Logistics and funding:
A series of administration and research followed the R&D, such as plotting ideal show dates, understanding my budget for the different segments of the show and building a marketing plan.
Then, I started venue hunting. I felt deflated due to hire costs, lack of suitable space and not being taken seriously as an artist wanting to hire such a large space to host the work in, due to my age and the fact that this project is self-funded. I have put everything I have financially into this project. I have also been lucky enough to have been given the time of specialists willingly who felt there was a need for something like BOUND and believed in the work. The space struggle did not just stop at the venue hire but also when I went to hire studio space for creation and rehearsals.
Although some studios have a subsidised rate for independent artists, the space can still be expensive. I found the best way to fund space was by offering my time in return for hours. I am now scheduled to run some workshops and some 1-2-1 mentoring for dance artists in training October onwards. I want to mention that when I finally found the venue ‘Bargehouse’, I was helped by a sponsor who is supporting young artists who are trying to make change. This gave me a massive boost in terms of achieving BOUND. I have also had support from multiple charities and platforms giving time and resources to support the work, including ‘Sibling Support’, ‘The Good Grief Project’ and ‘The New Normal’ to name a few.
Advertising:
Publicising drawing in publicity for BOUND has been ongoing. I planned in time to market BOUND digitally and also face to face. It was important to get into social settings to discuss BOUND. Having little funding or knowledge in marketing meant lots of my time was and still is consumed within this.
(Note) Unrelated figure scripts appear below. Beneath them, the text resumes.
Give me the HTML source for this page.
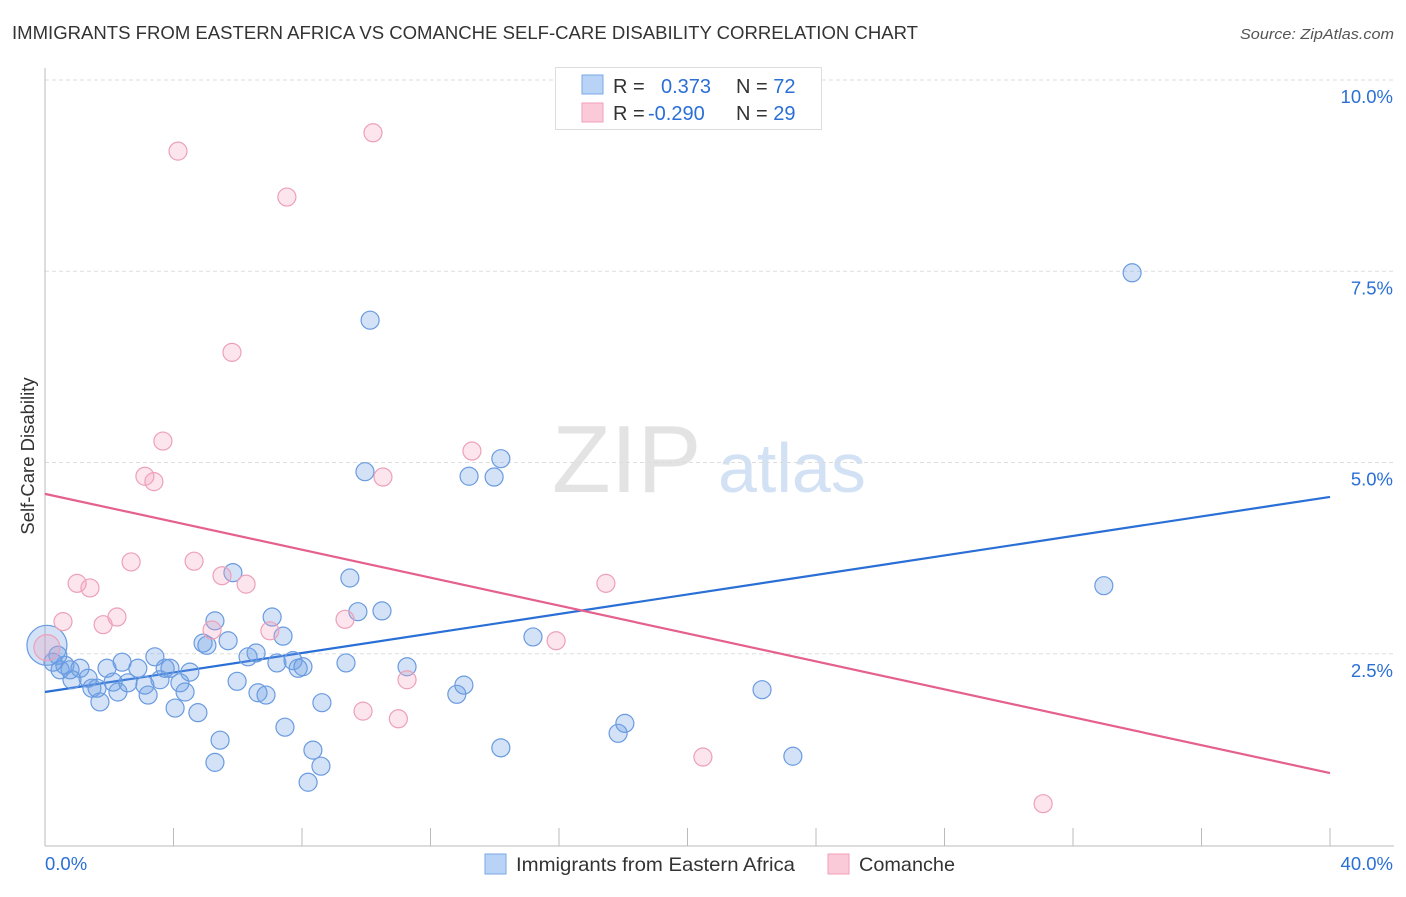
<!DOCTYPE html>
<html><head><meta charset="utf-8"><style>
body{margin:0;background:#fff;font-family:"Liberation Sans",sans-serif;}
svg text{font-family:"Liberation Sans",sans-serif;}
</style></head><body>
<svg width="1406" height="892" xmlns="http://www.w3.org/2000/svg">
<text x="12" y="39" font-size="18" fill="#333" textLength="906" lengthAdjust="spacingAndGlyphs">IMMIGRANTS FROM EASTERN AFRICA VS COMANCHE SELF-CARE DISABILITY CORRELATION CHART</text>
<text x="1240" y="39" font-size="15" fill="#555" font-style="italic" textLength="154" lengthAdjust="spacingAndGlyphs">Source: ZipAtlas.com</text>
<g>
<text x="552" y="492" font-size="96" fill="#e3e3e3" font-family="Liberation Serif,serif">ZIP</text>
<text x="718" y="492" font-size="70" fill="#d3e1f5">atlas</text>
</g>
<g id="grid"></g>
<g id="axes"></g>
<g id="lines"></g>
<g id="points"></g>
<text transform="translate(34,456) rotate(-90)" font-size="18.5" fill="#333" text-anchor="middle">Self-Care Disability</text>
<g>
<rect x="555.5" y="67.5" width="266" height="62" fill="#fff" stroke="#ddd"/>
<rect x="582" y="75" width="21" height="19" fill="#b8d3f5" stroke="#7aa8e8"/>
<rect x="582" y="103" width="21" height="19" fill="#fbcad8" stroke="#f0a0b8"/>
<text x="613" y="93" font-size="20" fill="#333">R = <tspan fill="#2a6fd6" x="661">0.373</tspan><tspan fill="#333" x="736">N = </tspan><tspan fill="#2a6fd6">72</tspan></text>
<text x="613" y="120" font-size="20" fill="#333">R = <tspan fill="#2a6fd6" x="648">-0.290</tspan><tspan fill="#333" x="736">N = </tspan><tspan fill="#2a6fd6">29</tspan></text>
</g>
<g>
<rect x="485" y="854" width="21" height="20" fill="#b8d3f5" stroke="#7aa8e8"/>
<text x="516" y="871" font-size="19.5" fill="#333" textLength="279" lengthAdjust="spacingAndGlyphs">Immigrants from Eastern Africa</text>
<rect x="828" y="854" width="21" height="20" fill="#fbcad8" stroke="#f0a0b8"/>
<text x="859" y="871" font-size="19.5" fill="#333" textLength="96" lengthAdjust="spacingAndGlyphs">Comanche</text>
</g>
</svg>
<script>
const blueX=[0.06,0.47,0.62,0.84,1.09,1.34,1.46,1.62,1.71,1.93,2.12,2.27,2.40,2.58,2.89,3.11,3.21,3.42,3.58,3.74,3.89,4.05,4.20,4.36,4.51,4.76,4.92,5.04,5.29,5.45,5.29,5.70,5.85,5.98,6.32,6.57,6.63,6.88,7.07,7.22,7.41,7.47,7.72,7.88,8.03,8.19,8.34,8.59,8.62,9.37,9.49,9.74,9.96,10.12,10.49,11.27,12.82,13.04,13.20,13.98,14.19,14.19,15.19,17.84,18.05,22.32,23.28,32.96,33.84,0.25,0.78,0.40];
const blueY=[2.61,2.29,2.35,2.16,2.31,2.18,2.05,2.05,1.87,2.31,2.13,2.00,2.39,2.12,2.31,2.09,1.96,2.46,2.16,2.31,2.31,1.79,2.12,2.00,2.26,1.73,2.64,2.61,2.93,1.37,1.08,2.67,3.56,2.14,2.46,2.51,1.99,1.96,2.98,2.38,2.73,1.54,2.41,2.31,2.33,0.82,1.24,1.03,1.86,2.38,3.49,3.05,4.88,6.86,3.06,2.33,1.97,2.09,4.82,4.81,5.05,1.27,2.72,1.46,1.59,2.03,1.16,3.39,7.48,2.39,2.29,2.48];
const pinkX=[0.06,0.56,1.00,1.40,1.81,2.24,2.68,3.11,3.39,3.67,4.14,4.64,5.20,5.51,5.82,6.26,7.00,7.53,9.34,9.90,10.21,10.52,11.00,11.27,13.29,15.91,17.46,20.48,31.07];
const pinkY=[2.58,2.92,3.42,3.36,2.88,2.98,3.70,4.82,4.75,5.28,9.07,3.71,2.81,3.52,6.44,3.41,2.80,8.47,2.95,1.75,9.31,4.81,1.65,2.16,5.15,2.67,3.42,1.15,0.54];
const blueLine=[[0,2.0],[40,4.55]];
const pinkLine=[[0,4.59],[40,0.94]];
const yTicks=[2.5,5.0,7.5,10.0];
const yTickLabels=["2.5%","5.0%","7.5%","10.0%"];
const xTicks=[0,4,8,12,16,20,24,28,32,36,40];
const NS="http://www.w3.org/2000/svg";
const sx=v=>45+v*32.125, sy=v=>845-v*76.5;
function mk(tag,attrs,parent){const e=document.createElementNS(NS,tag);for(const k in attrs)e.setAttribute(k,attrs[k]);document.getElementById(parent).appendChild(e);return e;}
yTicks.forEach((t,i)=>{
 const g=mk('line',{x1:45,x2:1394,y1:sy(t),y2:sy(t),stroke:'#ddd','stroke-dasharray':'4,3'},'grid');
 
 
 const l=mk('text',{x:1393,y:sy(t)+23,'font-size':18.5,fill:'#2a6fd6','text-anchor':'end'},'axes');
 l.textContent=yTickLabels[i];
 
 
});
const ya=mk('line',{x1:45,x2:45,y1:68,y2:846,stroke:'#bbb'},'axes');


const xa=mk('line',{x1:45,x2:1394,y1:846,y2:846,stroke:'#bbb'},'axes');


xTicks.forEach(t=>{
 const k=mk('line',{x1:sx(t),x2:sx(t),y1:828,y2:846,stroke:'#bbb'},'axes');
 
 
});
const x0=mk('text',{x:45,y:870,'font-size':18.5,fill:'#2a6fd6'},'axes');x0.textContent='0.0%';


const x1=mk('text',{x:1393,y:870,'font-size':18.5,fill:'#2a6fd6','text-anchor':'end'},'axes');x1.textContent='40.0%';


blueX.forEach((x,i)=>{
 const c=mk('circle',{cx:sx(x),cy:sy(blueY[i]),r:i===0?20:9,fill:'rgba(110,160,230,0.3)',stroke:'#6a9be0','stroke-width':1.2},'points');
 
 
});
pinkX.forEach((x,i)=>{
 const c=mk('circle',{cx:sx(x),cy:sy(pinkY[i]),r:i===0?13:9,fill:'rgba(245,160,190,0.28)',stroke:'#eda0b9','stroke-width':1.2},'points');
 
 
});
const bl=mk('line',{x1:sx(blueLine[0][0]),y1:sy(blueLine[0][1]),x2:sx(blueLine[1][0]),y2:sy(blueLine[1][1]),stroke:'#2a6fd6','stroke-width':2.2},'lines');


const pl=mk('line',{x1:sx(pinkLine[0][0]),y1:sy(pinkLine[0][1]),x2:sx(pinkLine[1][0]),y2:sy(pinkLine[1][1]),stroke:'#e5608e','stroke-width':2.2},'lines');


</script>
</body></html>
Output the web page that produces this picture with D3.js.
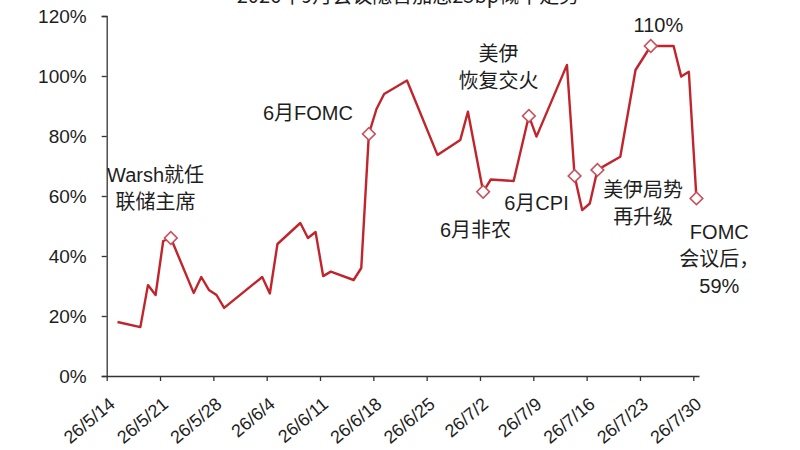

I created a marketing plan that consists of local radio interviews, leaflet distribution, social media promotions, and ticket giveaways to name a few.
Time Management:
Taking all of this into account and tackling a full-time job, a side job and producing a show, managing my time was the most challenging aspect of these initial stages. My wall calendar that is ‘stuck to me at all times’ became my best friend very quickly. I am a visual learner so being able to see everything I needed to achieve in my week/month helped me see past the day to day ‘madness’.
Once I settled into a structure of the admin for BOUND I was able to enjoy the creative elements, naming the work, casting, designing the show art work, script writing, composition, set design, securing the venue, choreographing and being in the studio with the performers.
Alongside working with the performers, due to the concept of the show I also had to plan in time to work closely with a range of grief specialists and doctors to make sure the work I was producing was as truthful and respectful as possible. A few of these specialists can be found on my website (details at the end of this journal).
I am currently still in the rehearsal stage for BOUND, working with a group of internationally acclaimed performers, creatives and specialists in their fields. Being back in the studio unlocks the portal again and transports me into a space of calm and happiness. It also recharges me to face day to day life and tackle the administrative side of BOUND.
It has been apparent to me that sometimes as artists, the final idea is not the challenge but the process of getting there is daunting. I would strongly reinforce what Marah told me. ‘Start now’, even if that is just noting down an idea or creating a plan, it means you have started the journey however long it takes.
BOUND premieres for the public 25th August 2024. As I am heading into the late stages of my journey, I am filled with a mixture of emotions. The opening night will be insightful. Writing this journal has reminded me of the hard work and time that has gone into taking BOUND from an idea to a live show. And how much it has helped me process my loss and also make time and space for me.

Amber Jarman-Crainey is a Movement Director and Immersive Producer.